Wednesday, January 10, 2024

Movie-Telling: A Review of Salvatore Pane’s short story collection, The Neorealist in Winter

The short story form serves us well when we sense that we are beside each character, witnessing their lives as they stumble or soar. In its best context, a narrative will surprise us toward cultivating our own imaginations. Yet, one or two gifted writers welcome us into their world as if we are read-watching their favorite movie with them.

        Enter Salvatore Pane.

Pane’s collection of short stories, The Neorealist in Winter (Available through Autumn House Press and winner of the Autumn House Fiction Prize), swings through time the way a good flashback might enhance the current moment of a screenplay, and his characters behave so enduringly cinematic that a director could bring them to life. Pane has shared 11 stories that move in a quirky pace while introducing his characters’ thoughts and values beyond mere familiarity. Instead, we are rewarded with intimate inclusion among his people.

Perhaps the beauty of both fiction and film is an author’s ability to choose just the right line at the right time. Queue the accolades for Salvatore Pane!

When Christopher gets shunned by a barroom beauty in New Jersey (“Zeitgeist Comics, 1946”) he (the character) cleverly pauses to consider his retort - a moment which Pane navigates masterfully through direct and witty dialogue. But Christopher won’t be stumped as he tries to save the comic book publication he loves so dearly. The tragic-comedy surrealism of this tale alone reminds us that, like life, good storytelling often does not end as we might imagine.

Pane’s nods to Italian culture do not weigh the book down while the struggle of failing-city / emerging-suburb life of a post-World War 2 America inform several narratives, and an end-of-the-tunnel, post-millennial reflection / nostalgia / optimism bookends the influences that seem to have developed Pane as a writer while inspiring his stories.

Most powerfully, the escapism is not romantic and forgiving in the way that a two-hour stay at the cinema house sometimes forces us to accept a story’s buy-in. Rather, Pane’s sentences remove you from the context of your moment and place you under the same tension as his characters, but do so as if your own zeitgeist could affect the outcome. Aside from one misplaced intrusion of a broken fourth wall that seems to be arbitrary, the stories of The Neorealist in Winter deftly echo with the struggles of finding happiness in career or vocations, and within family both borne or chosen, or perhaps somewhere out there among an America where loneliness feels like consequences more than happenstance.

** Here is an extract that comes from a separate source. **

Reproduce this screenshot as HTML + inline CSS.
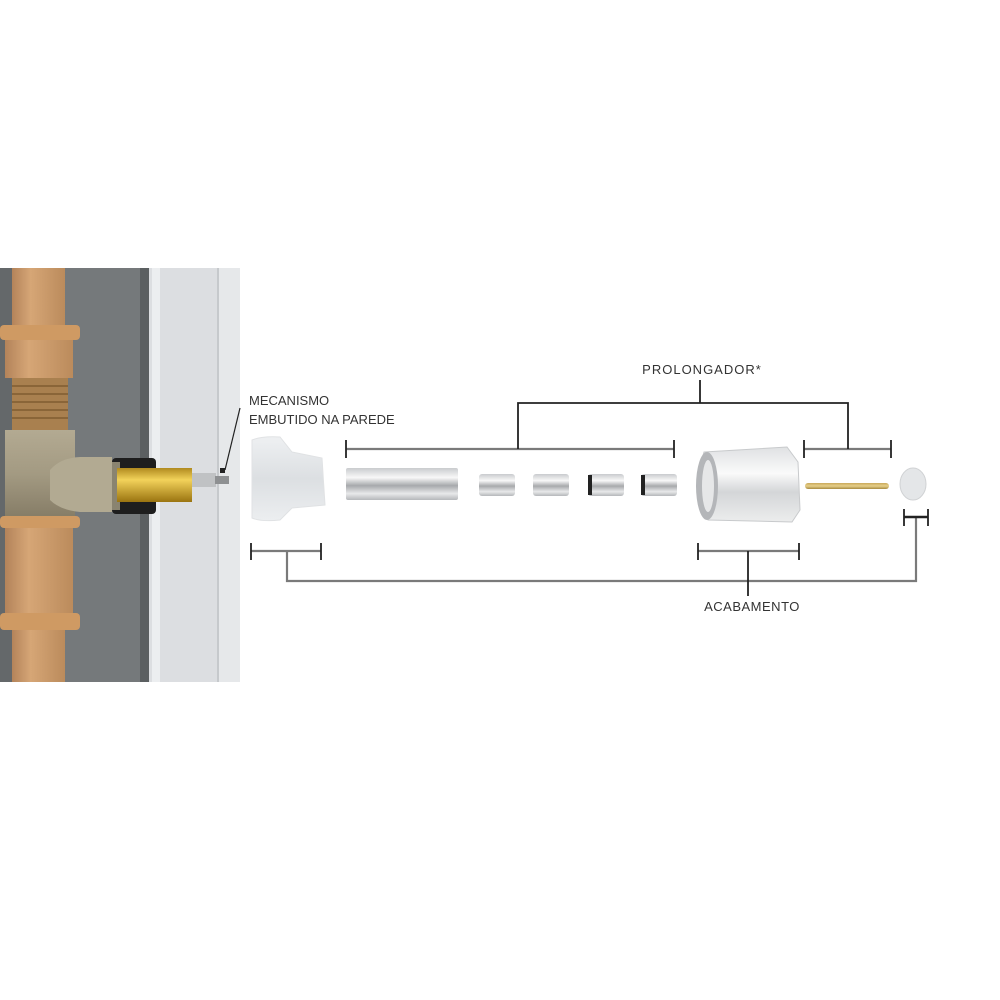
<!DOCTYPE html>
<html><head><meta charset="utf-8"><style>
html,body{margin:0;padding:0;background:#fff;}
svg{display:block;}
text{font-family:"Liberation Sans",sans-serif;fill:#333;}
</style></head><body>
<svg width="1000" height="1000" viewBox="0 0 1000 1000" xmlns="http://www.w3.org/2000/svg">
<defs>
<linearGradient id="pipe" x1="0" x2="1"><stop offset="0" stop-color="#b3835a"/><stop offset="0.35" stop-color="#d6a676"/><stop offset="1" stop-color="#bb8b5c"/></linearGradient>
<linearGradient id="tee" x1="0" y1="0" x2="0" y2="1"><stop offset="0" stop-color="#b3aa92"/><stop offset="0.5" stop-color="#a39a82"/><stop offset="1" stop-color="#857c66"/></linearGradient>
<linearGradient id="brass" x1="0" y1="0" x2="0" y2="1"><stop offset="0" stop-color="#b08a1e"/><stop offset="0.35" stop-color="#f2d25a"/><stop offset="1" stop-color="#9a7410"/></linearGradient>
<linearGradient id="chrome" x1="0" y1="0" x2="0" y2="1"><stop offset="0" stop-color="#c9cbce"/><stop offset="0.3" stop-color="#f8f8f8"/><stop offset="0.55" stop-color="#a7a9ac"/><stop offset="0.8" stop-color="#e8e9ea"/><stop offset="1" stop-color="#b5b7ba"/></linearGradient>
<linearGradient id="ghost" x1="0" y1="0" x2="0" y2="1"><stop offset="0" stop-color="#eef0f2"/><stop offset="0.5" stop-color="#dcdfe2"/><stop offset="1" stop-color="#eceef0"/></linearGradient>
<linearGradient id="cap" x1="0" y1="0" x2="0" y2="1"><stop offset="0" stop-color="#dfe1e3"/><stop offset="0.35" stop-color="#fafafa"/><stop offset="0.6" stop-color="#d4d6d8"/><stop offset="1" stop-color="#eceded"/></linearGradient>
<linearGradient id="rod" x1="0" y1="0" x2="0" y2="1"><stop offset="0" stop-color="#c9a85a"/><stop offset="0.5" stop-color="#e6cf8a"/><stop offset="1" stop-color="#a88a40"/></linearGradient>
</defs>

<rect x="0" y="268" width="240" height="414" fill="#75797b"/>
<rect x="0" y="268" width="12" height="414" fill="#64686a"/>
<rect x="12" y="268" width="53" height="414" fill="url(#pipe)"/>
<rect x="140" y="268" width="9" height="414" fill="#5b5f61"/>
<rect x="149" y="268" width="91" height="414" fill="#dcdee1"/>
<rect x="152" y="268" width="8" height="414" fill="#eceef0"/>
<rect x="217" y="268" width="2" height="414" fill="#c6c9cc"/>
<rect x="219" y="268" width="21" height="414" fill="#e6e8ea"/>
<rect x="0" y="325" width="80" height="15" rx="4" fill="#cf9a63"/>
<rect x="5" y="340" width="68" height="38" fill="url(#pipe)"/>
<rect x="12" y="378" width="56" height="52" fill="#a9804f"/>
<g stroke="#8a6538" stroke-width="2"><line x1="12" y1="386" x2="68" y2="386"/><line x1="12" y1="394" x2="68" y2="394"/><line x1="12" y1="402" x2="68" y2="402"/><line x1="12" y1="410" x2="68" y2="410"/><line x1="12" y1="418" x2="68" y2="418"/></g>
<rect x="5" y="430" width="70" height="88" fill="url(#tee)"/>
<rect x="0" y="516" width="80" height="12" rx="4" fill="#cf9a63"/>
<rect x="5" y="528" width="68" height="85" fill="url(#pipe)"/>
<rect x="0" y="613" width="80" height="17" rx="4" fill="#cf9a63"/>
<path d="M50 470 Q60 458 80 457 L112 457 L112 512 L80 512 Q60 510 50 500Z" fill="#b2aa92"/>
<rect x="112" y="458" width="44" height="56" rx="4" fill="#1e1e1e"/>
<rect x="112" y="462" width="8" height="48" fill="#8a8470"/>
<rect x="117" y="468" width="75" height="34" fill="url(#brass)"/>
<rect x="192" y="473" width="24" height="14" fill="#c0c2c4"/>
<rect x="215" y="476" width="14" height="8" fill="#8e9092"/>
<rect x="220" y="468" width="5" height="5" fill="#222"/>
<line x1="240" y1="408" x2="225" y2="470" stroke="#222" stroke-width="1.2"/>

<text x="249" y="405" font-size="13">MECANISMO</text>
<text x="249" y="424" font-size="13">EMBUTIDO NA PAREDE</text>

<path d="M252 440 Q262 436 280 437 L292 452 L322 458 L325 505 L292 508 L280 520 Q262 522 252 518Z" fill="url(#ghost)" stroke="#e0e2e4"/>
<rect x="346" y="468" width="112" height="32" rx="2" fill="url(#chrome)"/>
<g>
<rect x="479" y="474" width="36" height="22" rx="3" fill="url(#chrome)"/>
<rect x="533" y="474" width="36" height="22" rx="3" fill="url(#chrome)"/>
<rect x="588" y="474" width="36" height="22" rx="3" fill="url(#chrome)"/>
<rect x="641" y="474" width="36" height="22" rx="3" fill="url(#chrome)"/>
<rect x="588" y="475" width="4" height="20" fill="#222"/>
<rect x="641" y="475" width="4" height="20" fill="#222"/>
</g>
<path d="M704 452 L787 447 L798 462 L800 510 L792 522 L708 520 Q692 490 704 452Z" fill="url(#cap)" stroke="#c8cacc"/>
<ellipse cx="707" cy="486" rx="11" ry="34" fill="#b4b6b9"/>
<ellipse cx="708" cy="486" rx="6" ry="26" fill="#e6e7e8"/>
<rect x="805" y="483" width="84" height="6" rx="3" fill="url(#rod)"/>
<ellipse cx="913" cy="484" rx="13" ry="16" fill="#e4e6e8" stroke="#d0d2d4"/>

<g stroke="#7a7a7a" stroke-width="2.2" fill="none">
<line x1="346" y1="449" x2="674" y2="449"/>
<line x1="804" y1="449" x2="891" y2="449"/>
<line x1="251" y1="551" x2="321" y2="551"/>
<line x1="698" y1="551" x2="799" y2="551"/>
<polyline points="287,551 287,581 916,581 916,517"/>
</g>
<g stroke="#222" stroke-width="1.8" fill="none">
<line x1="346" y1="440" x2="346" y2="458"/><line x1="674" y1="440" x2="674" y2="458"/>
<line x1="804" y1="440" x2="804" y2="458"/><line x1="891" y1="440" x2="891" y2="458"/>
<line x1="251" y1="543" x2="251" y2="560"/><line x1="321" y1="543" x2="321" y2="560"/>
<line x1="698" y1="543" x2="698" y2="560"/><line x1="799" y1="543" x2="799" y2="560"/>
<line x1="904" y1="509" x2="904" y2="526"/><line x1="928" y1="509" x2="928" y2="526"/>
<line x1="904" y1="517" x2="928" y2="517" stroke-width="2.4"/>
<line x1="700" y1="380" x2="700" y2="403"/>
<polyline points="518,449 518,403 848,403 848,449"/>
<line x1="748" y1="551" x2="748" y2="596"/>
</g>
<text x="702" y="374" font-size="13" text-anchor="middle" letter-spacing="1">PROLONGADOR*</text>
<text x="752" y="611" font-size="13" text-anchor="middle" letter-spacing="0.5">ACABAMENTO</text>
</svg>
</body></html>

Overall, our Winter Neorealist handles humor and life as literature and film shall - sometimes hilariously and sometimes heartbreakingly. From one of many great similes (“produced a cigar and puffed it like a plantation owner”) to countless examples of the profound (“staring into the heart of the city that had raised them”), this collection pays homage to film and tells damn good stories without clobbering the reader like a Goodfellas mobster. (wink, wink)

If a story can begin anywhere, then we have to trust a narrator to take us everywhere. Pane crafts his fiction like a poised film director but does not lean into melodrama, and we will all be a bit better from his efforts.

Roll credits: Salvatore Pane is a writer on the rise whose stories need to be shared.